Toru H. Okabe (born December 4, 1965) is a Japanese scientist specializing in materials science, environmental science, resource circulation engineering, and rare metals process engineering, particularly for electronic waste. His most recent work involves the advancement of new processing technology to recycle rare metals like niobium, titanium, yttrium, rhenium, neodymium, other lanthanides and precious metals. He is also involved in sustainable urban mining.

== Biography ==
Toru H. Okabe graduated from The Japanese School in London, in 1981, and from Senior High School at Otsuka, University of Tsukuba, Japan, in 1984. He then received his Bachelor's and master's degrees in engineering, Metallurgy, from Kyoto University, Japan, in 1988 and 1990 respectively. Okabe pursued his doctoral studies in Engineering, Metallurgy and Materials Science, at Kyoto University, during which he developed processing techniques for reactive metals such as titanium and niobium. He received his PhD in 1993.

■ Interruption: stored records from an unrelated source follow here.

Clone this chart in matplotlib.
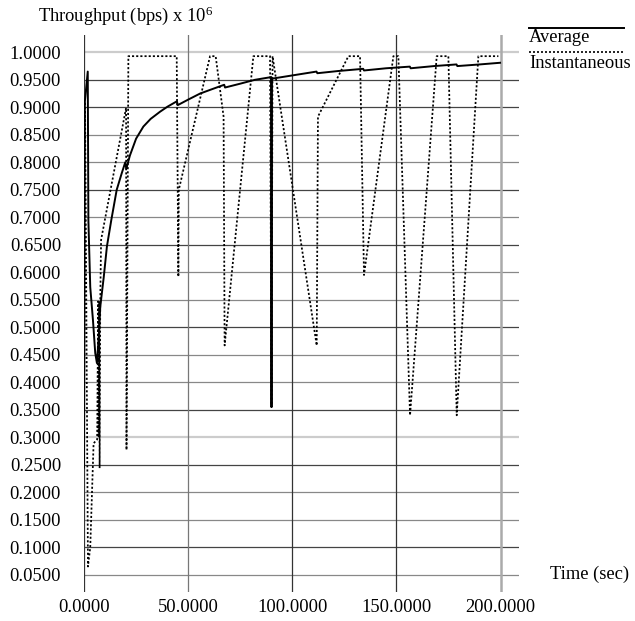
import matplotlib
matplotlib.use("Agg")
import matplotlib.pyplot as plt
from matplotlib.lines import Line2D
import numpy as np

plt.rcParams['font.family'] = ['Liberation Serif', 'DejaVu Serif']
plt.rcParams['mathtext.fontset'] = 'custom'
plt.rcParams['mathtext.rm'] = 'Liberation Serif'
plt.rcParams['mathtext.it'] = 'Liberation Serif:italic'

# Average throughput (solid)
avg_t = [0.0, 0.4, 1.8, 2.1, 3.0, 4.3, 5.4, 6.2, 7.1, 7.8, 9.5, 11.0, 13.1, 15.7,
         18.1, 19.8, 20.3, 22.0, 25.0, 28.5, 32.0, 36.5, 40.0, 44.6, 45.0, 50.0,
         55.7, 60.0, 67.3, 67.7, 75.0, 82.0, 89.95, 90.0, 90.05, 100.0, 111.6, 112.0,
         122.0, 134.0, 134.4, 145.0, 156.4, 156.8, 168.0, 178.8, 179.2, 190.0, 199.7]
avg_v = [0.245, 0.910, 0.965, 0.695, 0.573, 0.513, 0.453, 0.435, 0.483, 0.537, 0.592,
         0.647, 0.695, 0.750, 0.780, 0.800, 0.788, 0.812, 0.843, 0.865, 0.879, 0.892,
         0.901, 0.911, 0.904, 0.914, 0.925, 0.931, 0.941, 0.936, 0.943, 0.950, 0.955,
         0.355, 0.952, 0.958, 0.965, 0.962, 0.966, 0.970, 0.967, 0.971, 0.974, 0.971,
         0.975, 0.978, 0.975, 0.978, 0.981]

# Instantaneous throughput (dotted)
inst_t = [0.0, 0.5, 1.9, 3.0, 4.6, 6.3, 6.8, 7.0, 7.3, 7.5, 7.8, 8.2, 20.2, 20.4,
          21.3, 44.5, 45.3, 45.5, 60.5, 63.2, 67.0, 67.5, 81.3, 89.3, 90.0, 90.5,
          111.7, 112.3, 126.9, 132.5, 134.4, 148.5, 150.9, 156.5, 169.3, 174.9,
          178.9, 189.3, 198.9]
inst_v = [0.245, 0.910, 0.065, 0.100, 0.289, 0.296, 0.547, 0.300, 0.547, 0.244,
          0.547, 0.659, 0.899, 0.277, 0.993, 0.993, 0.592, 0.750, 0.993, 0.993,
          0.883, 0.467, 0.993, 0.993, 0.355, 0.993, 0.467, 0.883, 0.993, 0.993,
          0.595, 0.993, 0.993, 0.340, 0.993, 0.993, 0.340, 0.993, 0.993]

yticks = np.arange(1, 21) * 0.05
xticks = [0, 50, 100, 150, 200]

fig = plt.figure(figsize=(6.35, 6.21), dpi=100)
ax = fig.add_axes([84 / 635, 1 - 592 / 621, 435 / 635, 557 / 621])

ax.set_xlim(0, 208.8)
ax.set_ylim(0.0187, 1.0315)
for s in ax.spines.values():
    s.set_visible(False)

# grid lines (shades vary like the original print)
yshade = ['#888', '#444', '#888', '#888', '#444', '#ccc', '#444', '#888', '#888', '#444',
          '#888', '#888', '#444', '#888', '#444', '#888', '#888', '#444', '#444', '#ccc']
for yv, c in zip(yticks, yshade):
    ax.axhline(yv, color=c, lw=1.6 if c == '#ccc' else 0.9, zorder=0)
xshade = ['#333', '#777', '#333', '#333', '#aaa']
for xv, c in zip(xticks, xshade):
    ax.axvline(xv, color=c, lw=1.8 if c == '#aaa' else 0.9, zorder=0)

ax.plot(inst_t, inst_v, color='black', lw=1.25, ls=(0, (1.2, 1.2)))
ax.plot(avg_t, avg_v, color='black', lw=1.4)

fs = 13.3
ax.set_yticks(yticks)
ax.set_yticklabels(['%.4f' % v for v in yticks])
ax.set_xticks(xticks)
ax.set_xticklabels(['%.4f' % v for v in xticks])
ax.tick_params(length=0, labelsize=fs, colors='black')
ax.tick_params(axis='y', pad=16.5)
ax.tick_params(axis='x', pad=5)

fig.text(38 / 635, 1 - 21 / 621, r'Throughput (bps) x $10^{6}$', fontsize=fs,
         ha='left', va='baseline')
fig.text(550 / 635, 1 - 574 / 621, 'Time (sec)', fontsize=fs, ha='left', va='center')

# legend
fig.add_artist(Line2D([529 / 635, 624 / 635], [1 - 28 / 621, 1 - 28 / 621],
                      transform=fig.transFigure, color='black', lw=1.4))
fig.text(529 / 635, 1 - 38 / 621, 'Average', fontsize=fs, ha='left', va='center')
fig.add_artist(Line2D([529 / 635, 624 / 635], [1 - 52 / 621, 1 - 52 / 621],
                      transform=fig.transFigure, color='black', lw=1.2,
                      ls=(0, (1.2, 1.2))))
fig.text(529 / 635, 1 - 63 / 621, 'Instantaneous', fontsize=fs, ha='left', va='center')

fig.savefig('out.png', dpi=100)
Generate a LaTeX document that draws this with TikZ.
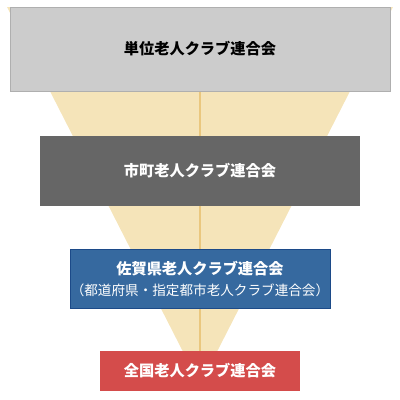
\documentclass[tikz,border=0pt]{standalone}
\usepackage{fontspec}
\setmainfont{Noto Sans CJK JP}
\usetikzlibrary{backgrounds}
\definecolor{boxgray}{HTML}{CCCCCC}
\definecolor{boxgrayline}{HTML}{AFAFAF}
\definecolor{funnel}{HTML}{F5E4B9}
\definecolor{funnelline}{HTML}{EAC77E}
\definecolor{darkbox}{HTML}{666666}
\definecolor{bluebox}{HTML}{36699F}
\definecolor{blueline}{HTML}{1C4A88}
\definecolor{redbox}{HTML}{D44C4B}
\tikzset{
  tier/.style={rectangle, inner sep=0pt, align=center, font=\fontsize{15.2}{18}\selectfont\bfseries},
}
\begin{document}
\begin{tikzpicture}[x=1pt,y=-1pt]
\useasboundingbox (0,0) rectangle (400,400);
\node[tier, fill=boxgray, draw=boxgrayline, line width=0.8pt, minimum width=380pt, minimum height=84pt, text=black] (t1) at (200,49) {単位老人クラブ連合会};
\node[tier, fill=darkbox, minimum width=320pt, minimum height=70pt, text=white] (t2) at (200,171) {市町老人クラブ連合会};
\node[tier, fill=bluebox, draw=blueline, line width=0.8pt, minimum width=260pt, minimum height=59pt, text=white] (t3) at (200,279) {佐賀県老人クラブ連合会\\[3pt]{\fontsize{13.6}{15}\selectfont\mdseries （都道府県・指定都市老人クラブ連合会）}};
\node[tier, fill=redbox, minimum width=200pt, minimum height=40pt, text=white] (t4) at (200,371) {全国老人クラブ連合会};
\begin{pgfonlayer}{background}
\fill[funnel] (7,7) -- (393,7) -- (200,385) -- cycle;
\draw[funnelline, line width=1.6pt] (t1.south) -- (t4.north);
\end{pgfonlayer}
\end{tikzpicture}
\end{document}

Supported by the Japan Society for the Promotion of Science (JSPS, Postdoctoral Fellowship for Research Abroad), Okabe took up residence for 3 years as a postdoctoral researcher at the Massachusetts Institute of Technology (MIT), USA. He then returned to Japan to become Research Associate at the Institute of Advanced Materials Processing, Tohoku University (currently known as the Institute of Multidisciplinary Research for Advanced Materials, IMRAM) where he remained till the end of 2000.

In 2001, Okabe began his stint at the Institute of Industrial Science, University of Tokyo, as an associate professor. He then progressed to professorship, and became the Vice President from 2019 to 2021. Presently, Okabe is serving as the Director-General of the Institute of Industrial Science at the University of Tokyo.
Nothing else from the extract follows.